» EXERCISE:
Using the listing below, set down each line from the line containing "Write the matplotlib code for this chart." through the line containing "import numpy as np", both ends included, exactly and with nothing added.

=====

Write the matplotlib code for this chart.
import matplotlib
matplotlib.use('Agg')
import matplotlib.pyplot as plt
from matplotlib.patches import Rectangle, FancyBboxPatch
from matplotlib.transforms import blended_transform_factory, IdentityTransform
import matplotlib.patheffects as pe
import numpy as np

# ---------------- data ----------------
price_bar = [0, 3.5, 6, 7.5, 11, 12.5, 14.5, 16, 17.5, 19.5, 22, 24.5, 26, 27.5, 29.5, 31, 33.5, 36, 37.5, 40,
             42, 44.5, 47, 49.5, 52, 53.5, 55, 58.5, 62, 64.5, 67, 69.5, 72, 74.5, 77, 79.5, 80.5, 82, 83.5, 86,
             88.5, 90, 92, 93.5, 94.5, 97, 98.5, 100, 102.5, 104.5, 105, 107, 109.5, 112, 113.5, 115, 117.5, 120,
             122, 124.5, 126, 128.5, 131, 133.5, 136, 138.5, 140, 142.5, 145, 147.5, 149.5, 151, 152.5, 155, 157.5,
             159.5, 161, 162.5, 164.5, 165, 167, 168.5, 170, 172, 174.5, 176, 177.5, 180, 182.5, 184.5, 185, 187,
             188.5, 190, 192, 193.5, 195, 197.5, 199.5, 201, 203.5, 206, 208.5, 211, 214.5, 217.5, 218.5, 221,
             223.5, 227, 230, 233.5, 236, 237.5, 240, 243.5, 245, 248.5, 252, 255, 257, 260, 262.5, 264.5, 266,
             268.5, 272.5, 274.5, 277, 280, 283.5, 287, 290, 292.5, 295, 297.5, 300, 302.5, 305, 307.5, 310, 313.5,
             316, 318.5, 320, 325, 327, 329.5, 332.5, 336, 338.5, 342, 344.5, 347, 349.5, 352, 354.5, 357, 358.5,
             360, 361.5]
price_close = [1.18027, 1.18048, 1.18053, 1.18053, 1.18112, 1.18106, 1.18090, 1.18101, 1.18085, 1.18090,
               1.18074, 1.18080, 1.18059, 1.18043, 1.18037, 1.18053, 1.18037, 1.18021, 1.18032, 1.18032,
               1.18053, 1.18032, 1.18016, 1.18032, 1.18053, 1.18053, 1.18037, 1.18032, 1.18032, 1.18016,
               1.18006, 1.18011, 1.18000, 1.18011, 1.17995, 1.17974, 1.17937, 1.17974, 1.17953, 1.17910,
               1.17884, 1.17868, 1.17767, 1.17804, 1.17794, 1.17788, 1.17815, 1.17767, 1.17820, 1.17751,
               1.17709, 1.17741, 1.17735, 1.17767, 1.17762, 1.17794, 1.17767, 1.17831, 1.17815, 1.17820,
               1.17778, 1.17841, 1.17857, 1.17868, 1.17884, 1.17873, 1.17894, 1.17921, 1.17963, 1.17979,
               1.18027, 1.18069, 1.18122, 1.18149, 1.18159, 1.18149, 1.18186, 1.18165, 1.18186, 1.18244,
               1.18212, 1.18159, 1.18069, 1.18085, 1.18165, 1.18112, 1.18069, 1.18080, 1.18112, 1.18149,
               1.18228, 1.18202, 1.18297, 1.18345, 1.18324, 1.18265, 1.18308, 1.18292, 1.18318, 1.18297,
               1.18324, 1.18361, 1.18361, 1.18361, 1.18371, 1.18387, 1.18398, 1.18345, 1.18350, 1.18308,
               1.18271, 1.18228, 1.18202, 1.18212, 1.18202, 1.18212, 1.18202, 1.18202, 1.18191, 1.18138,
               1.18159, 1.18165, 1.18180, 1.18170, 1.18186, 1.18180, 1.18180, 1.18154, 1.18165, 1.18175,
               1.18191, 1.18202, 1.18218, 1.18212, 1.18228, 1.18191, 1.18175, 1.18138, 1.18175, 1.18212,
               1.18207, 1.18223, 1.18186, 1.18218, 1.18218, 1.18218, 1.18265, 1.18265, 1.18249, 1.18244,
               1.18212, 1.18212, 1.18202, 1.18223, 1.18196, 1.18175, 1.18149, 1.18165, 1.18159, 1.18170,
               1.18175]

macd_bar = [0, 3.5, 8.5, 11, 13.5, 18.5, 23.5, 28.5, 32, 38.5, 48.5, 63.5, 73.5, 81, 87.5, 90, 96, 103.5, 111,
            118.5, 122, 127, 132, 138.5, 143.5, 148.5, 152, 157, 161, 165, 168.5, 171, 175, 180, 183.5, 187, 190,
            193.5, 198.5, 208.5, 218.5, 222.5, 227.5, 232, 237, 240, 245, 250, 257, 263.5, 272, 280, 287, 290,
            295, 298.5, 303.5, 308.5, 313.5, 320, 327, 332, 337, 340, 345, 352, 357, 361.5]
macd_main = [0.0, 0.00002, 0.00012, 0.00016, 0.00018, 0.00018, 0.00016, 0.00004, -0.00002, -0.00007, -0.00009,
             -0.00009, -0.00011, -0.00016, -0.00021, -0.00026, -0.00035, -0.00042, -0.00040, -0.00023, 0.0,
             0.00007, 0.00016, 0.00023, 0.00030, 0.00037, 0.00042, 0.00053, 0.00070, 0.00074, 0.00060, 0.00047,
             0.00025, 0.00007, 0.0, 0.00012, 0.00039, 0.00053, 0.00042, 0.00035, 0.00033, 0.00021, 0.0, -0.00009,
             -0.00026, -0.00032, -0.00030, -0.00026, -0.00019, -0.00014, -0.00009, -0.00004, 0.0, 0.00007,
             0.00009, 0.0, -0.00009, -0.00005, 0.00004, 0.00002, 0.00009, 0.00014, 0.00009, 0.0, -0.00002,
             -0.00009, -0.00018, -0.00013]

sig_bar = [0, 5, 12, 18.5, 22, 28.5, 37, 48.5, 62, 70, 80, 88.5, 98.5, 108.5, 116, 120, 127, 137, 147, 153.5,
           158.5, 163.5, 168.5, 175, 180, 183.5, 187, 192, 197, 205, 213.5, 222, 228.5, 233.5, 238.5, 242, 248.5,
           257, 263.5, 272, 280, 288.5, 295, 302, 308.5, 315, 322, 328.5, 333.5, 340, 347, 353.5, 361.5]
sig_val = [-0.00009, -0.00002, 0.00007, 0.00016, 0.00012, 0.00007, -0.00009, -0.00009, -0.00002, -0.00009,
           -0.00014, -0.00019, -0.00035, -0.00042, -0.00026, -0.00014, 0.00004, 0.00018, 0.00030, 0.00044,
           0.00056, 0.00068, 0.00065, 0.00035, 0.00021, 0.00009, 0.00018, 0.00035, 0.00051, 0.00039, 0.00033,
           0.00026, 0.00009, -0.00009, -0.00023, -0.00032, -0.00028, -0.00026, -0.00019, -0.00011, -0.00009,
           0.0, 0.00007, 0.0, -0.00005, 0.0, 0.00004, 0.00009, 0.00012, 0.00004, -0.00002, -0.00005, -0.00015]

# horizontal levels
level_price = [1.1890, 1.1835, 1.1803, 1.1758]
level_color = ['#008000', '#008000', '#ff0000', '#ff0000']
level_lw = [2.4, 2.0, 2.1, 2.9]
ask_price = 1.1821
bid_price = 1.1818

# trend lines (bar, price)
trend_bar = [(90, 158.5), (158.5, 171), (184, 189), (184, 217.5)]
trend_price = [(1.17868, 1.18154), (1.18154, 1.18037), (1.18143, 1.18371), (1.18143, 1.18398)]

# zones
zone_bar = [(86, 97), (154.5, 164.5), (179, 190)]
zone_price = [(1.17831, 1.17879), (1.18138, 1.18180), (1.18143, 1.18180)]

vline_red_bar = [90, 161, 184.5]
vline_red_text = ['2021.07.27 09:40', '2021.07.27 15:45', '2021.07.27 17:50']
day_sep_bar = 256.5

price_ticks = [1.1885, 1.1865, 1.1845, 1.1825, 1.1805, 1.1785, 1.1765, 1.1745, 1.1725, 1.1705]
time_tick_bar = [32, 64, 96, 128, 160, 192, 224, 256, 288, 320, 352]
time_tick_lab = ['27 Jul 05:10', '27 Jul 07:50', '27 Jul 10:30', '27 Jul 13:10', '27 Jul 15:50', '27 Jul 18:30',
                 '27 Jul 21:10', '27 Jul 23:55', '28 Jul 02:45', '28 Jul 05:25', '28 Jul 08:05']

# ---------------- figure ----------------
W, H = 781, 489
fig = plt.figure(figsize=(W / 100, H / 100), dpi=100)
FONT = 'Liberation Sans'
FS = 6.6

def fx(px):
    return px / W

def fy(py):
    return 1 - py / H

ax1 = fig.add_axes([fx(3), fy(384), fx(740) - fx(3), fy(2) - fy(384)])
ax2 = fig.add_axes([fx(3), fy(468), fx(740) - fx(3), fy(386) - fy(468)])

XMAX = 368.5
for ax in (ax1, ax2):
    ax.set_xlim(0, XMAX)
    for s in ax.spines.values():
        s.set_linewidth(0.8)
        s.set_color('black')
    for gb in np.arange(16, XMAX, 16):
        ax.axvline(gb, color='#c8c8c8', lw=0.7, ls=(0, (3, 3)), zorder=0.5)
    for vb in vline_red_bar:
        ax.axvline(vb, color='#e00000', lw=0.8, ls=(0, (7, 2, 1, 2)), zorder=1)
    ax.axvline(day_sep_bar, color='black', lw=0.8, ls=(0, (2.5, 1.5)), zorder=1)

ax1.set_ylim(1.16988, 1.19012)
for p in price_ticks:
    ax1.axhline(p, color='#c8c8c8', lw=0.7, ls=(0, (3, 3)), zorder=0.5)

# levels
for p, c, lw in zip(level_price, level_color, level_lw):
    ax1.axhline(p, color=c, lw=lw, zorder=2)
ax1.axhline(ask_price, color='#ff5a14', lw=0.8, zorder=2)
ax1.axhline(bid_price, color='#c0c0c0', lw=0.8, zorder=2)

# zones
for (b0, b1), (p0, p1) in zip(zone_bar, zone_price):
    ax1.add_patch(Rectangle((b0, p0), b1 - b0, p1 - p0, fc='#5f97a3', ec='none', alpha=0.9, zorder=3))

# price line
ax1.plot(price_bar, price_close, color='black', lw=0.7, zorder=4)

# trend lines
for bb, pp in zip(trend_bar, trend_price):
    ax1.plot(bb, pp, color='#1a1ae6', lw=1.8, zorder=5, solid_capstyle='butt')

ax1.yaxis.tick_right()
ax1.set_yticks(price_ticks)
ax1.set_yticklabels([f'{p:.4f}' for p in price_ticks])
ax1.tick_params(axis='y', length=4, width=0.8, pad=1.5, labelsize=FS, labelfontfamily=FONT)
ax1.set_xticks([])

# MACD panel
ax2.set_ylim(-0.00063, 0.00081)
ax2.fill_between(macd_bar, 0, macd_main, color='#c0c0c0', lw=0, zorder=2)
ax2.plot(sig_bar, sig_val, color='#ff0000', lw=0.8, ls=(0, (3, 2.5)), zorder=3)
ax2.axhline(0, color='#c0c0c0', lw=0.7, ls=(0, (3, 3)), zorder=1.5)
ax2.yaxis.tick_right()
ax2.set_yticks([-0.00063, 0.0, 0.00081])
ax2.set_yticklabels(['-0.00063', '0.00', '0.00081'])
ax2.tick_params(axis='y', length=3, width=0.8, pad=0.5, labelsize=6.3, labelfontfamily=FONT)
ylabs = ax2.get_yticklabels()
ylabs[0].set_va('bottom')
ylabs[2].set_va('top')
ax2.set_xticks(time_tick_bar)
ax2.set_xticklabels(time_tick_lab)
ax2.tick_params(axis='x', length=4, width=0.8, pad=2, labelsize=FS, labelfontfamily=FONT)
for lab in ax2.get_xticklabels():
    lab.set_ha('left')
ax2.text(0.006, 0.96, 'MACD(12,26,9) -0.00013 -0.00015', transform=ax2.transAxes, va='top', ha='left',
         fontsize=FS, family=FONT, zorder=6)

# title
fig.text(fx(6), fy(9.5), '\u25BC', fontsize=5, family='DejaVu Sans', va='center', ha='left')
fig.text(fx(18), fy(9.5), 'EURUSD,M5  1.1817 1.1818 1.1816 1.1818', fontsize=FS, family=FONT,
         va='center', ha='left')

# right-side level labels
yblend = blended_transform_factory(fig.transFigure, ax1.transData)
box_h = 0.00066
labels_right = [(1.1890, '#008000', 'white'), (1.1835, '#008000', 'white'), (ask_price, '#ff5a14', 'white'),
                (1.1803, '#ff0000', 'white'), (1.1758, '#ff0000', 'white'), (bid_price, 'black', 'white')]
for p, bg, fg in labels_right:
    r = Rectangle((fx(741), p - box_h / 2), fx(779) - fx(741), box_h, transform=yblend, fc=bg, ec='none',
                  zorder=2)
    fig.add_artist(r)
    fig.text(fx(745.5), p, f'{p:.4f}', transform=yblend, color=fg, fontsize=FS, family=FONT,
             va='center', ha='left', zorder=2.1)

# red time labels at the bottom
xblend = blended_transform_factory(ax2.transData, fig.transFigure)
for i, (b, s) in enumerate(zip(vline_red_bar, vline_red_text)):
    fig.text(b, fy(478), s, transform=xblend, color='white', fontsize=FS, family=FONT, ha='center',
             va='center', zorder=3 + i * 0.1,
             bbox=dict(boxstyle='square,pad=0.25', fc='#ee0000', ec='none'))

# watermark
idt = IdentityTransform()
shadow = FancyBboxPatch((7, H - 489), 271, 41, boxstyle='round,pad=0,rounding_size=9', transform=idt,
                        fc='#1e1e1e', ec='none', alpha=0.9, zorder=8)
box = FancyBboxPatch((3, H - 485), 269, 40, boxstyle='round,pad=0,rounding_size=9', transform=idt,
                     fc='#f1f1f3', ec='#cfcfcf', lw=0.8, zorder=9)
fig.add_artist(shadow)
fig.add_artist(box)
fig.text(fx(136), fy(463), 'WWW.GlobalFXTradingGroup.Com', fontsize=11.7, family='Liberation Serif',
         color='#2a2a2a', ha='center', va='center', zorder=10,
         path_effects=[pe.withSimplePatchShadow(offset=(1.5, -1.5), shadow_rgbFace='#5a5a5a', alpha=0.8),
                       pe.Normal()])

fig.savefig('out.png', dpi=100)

=====

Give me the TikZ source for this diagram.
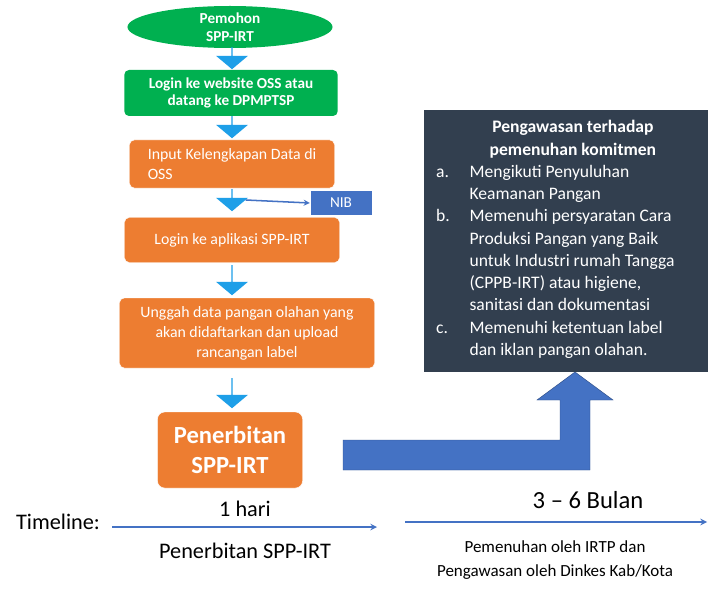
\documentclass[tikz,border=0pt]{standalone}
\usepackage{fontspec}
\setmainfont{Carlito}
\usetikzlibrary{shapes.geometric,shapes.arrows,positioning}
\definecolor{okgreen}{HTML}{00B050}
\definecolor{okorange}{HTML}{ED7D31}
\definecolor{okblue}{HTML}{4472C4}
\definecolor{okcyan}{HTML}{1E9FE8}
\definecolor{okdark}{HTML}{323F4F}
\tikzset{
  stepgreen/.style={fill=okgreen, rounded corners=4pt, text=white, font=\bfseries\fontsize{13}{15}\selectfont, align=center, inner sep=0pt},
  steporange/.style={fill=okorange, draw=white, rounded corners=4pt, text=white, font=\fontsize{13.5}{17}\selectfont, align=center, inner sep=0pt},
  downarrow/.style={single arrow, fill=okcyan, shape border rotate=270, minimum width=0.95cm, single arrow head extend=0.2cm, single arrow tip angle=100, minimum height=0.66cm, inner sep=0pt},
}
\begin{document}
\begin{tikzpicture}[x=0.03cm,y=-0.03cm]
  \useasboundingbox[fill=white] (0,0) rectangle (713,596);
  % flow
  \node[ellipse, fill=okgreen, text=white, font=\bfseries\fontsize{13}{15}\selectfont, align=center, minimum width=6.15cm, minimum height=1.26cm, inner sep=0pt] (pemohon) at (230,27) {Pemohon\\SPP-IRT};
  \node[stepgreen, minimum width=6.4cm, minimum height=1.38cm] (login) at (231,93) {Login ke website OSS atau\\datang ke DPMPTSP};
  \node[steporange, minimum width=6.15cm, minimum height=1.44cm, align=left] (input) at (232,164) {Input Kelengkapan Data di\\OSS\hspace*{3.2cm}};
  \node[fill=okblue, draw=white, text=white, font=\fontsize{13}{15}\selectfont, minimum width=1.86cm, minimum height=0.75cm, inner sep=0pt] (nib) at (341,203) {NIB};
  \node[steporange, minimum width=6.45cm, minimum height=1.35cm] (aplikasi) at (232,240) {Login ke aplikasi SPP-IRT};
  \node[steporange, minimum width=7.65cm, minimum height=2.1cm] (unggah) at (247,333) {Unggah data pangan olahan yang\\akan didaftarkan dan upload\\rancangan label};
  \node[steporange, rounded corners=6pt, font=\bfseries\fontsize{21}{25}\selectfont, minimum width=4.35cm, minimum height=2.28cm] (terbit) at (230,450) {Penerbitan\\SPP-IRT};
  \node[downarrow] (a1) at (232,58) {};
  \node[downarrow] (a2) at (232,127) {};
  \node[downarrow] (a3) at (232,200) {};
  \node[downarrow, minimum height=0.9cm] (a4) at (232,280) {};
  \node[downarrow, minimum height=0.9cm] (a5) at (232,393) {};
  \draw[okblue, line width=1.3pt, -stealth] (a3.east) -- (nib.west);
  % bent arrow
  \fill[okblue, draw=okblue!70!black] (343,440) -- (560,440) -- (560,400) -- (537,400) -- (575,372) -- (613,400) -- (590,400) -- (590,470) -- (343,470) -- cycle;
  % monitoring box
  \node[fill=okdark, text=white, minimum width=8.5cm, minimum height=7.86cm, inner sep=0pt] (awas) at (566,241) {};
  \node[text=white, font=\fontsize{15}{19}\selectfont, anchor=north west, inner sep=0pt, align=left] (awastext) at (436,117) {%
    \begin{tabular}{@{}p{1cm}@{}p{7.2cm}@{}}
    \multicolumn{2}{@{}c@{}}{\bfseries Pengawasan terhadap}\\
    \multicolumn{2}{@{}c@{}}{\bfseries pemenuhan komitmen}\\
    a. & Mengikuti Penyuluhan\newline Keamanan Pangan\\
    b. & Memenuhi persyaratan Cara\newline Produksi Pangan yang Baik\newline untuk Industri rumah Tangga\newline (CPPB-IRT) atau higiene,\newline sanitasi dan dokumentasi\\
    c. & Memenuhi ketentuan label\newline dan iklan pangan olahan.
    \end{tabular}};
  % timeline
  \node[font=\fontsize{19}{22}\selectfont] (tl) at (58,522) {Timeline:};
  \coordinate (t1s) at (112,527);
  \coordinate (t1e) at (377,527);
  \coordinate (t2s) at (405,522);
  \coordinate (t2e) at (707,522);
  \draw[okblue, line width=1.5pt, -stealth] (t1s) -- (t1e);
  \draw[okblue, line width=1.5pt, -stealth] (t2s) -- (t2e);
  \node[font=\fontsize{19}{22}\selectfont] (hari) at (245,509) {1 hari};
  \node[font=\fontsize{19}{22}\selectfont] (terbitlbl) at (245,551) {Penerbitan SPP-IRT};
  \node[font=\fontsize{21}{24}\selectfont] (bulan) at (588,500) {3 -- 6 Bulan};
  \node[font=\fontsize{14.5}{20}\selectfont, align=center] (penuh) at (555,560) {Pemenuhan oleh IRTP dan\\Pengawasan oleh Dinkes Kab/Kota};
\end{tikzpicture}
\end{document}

=====

» SOLUTION TO THIS PROBLEM:
Write the matplotlib code for this chart.
import matplotlib
matplotlib.use('Agg')
import matplotlib.pyplot as plt
from matplotlib.patches import Rectangle, FancyBboxPatch
from matplotlib.transforms import blended_transform_factory, IdentityTransform
import matplotlib.patheffects as pe
import numpy as np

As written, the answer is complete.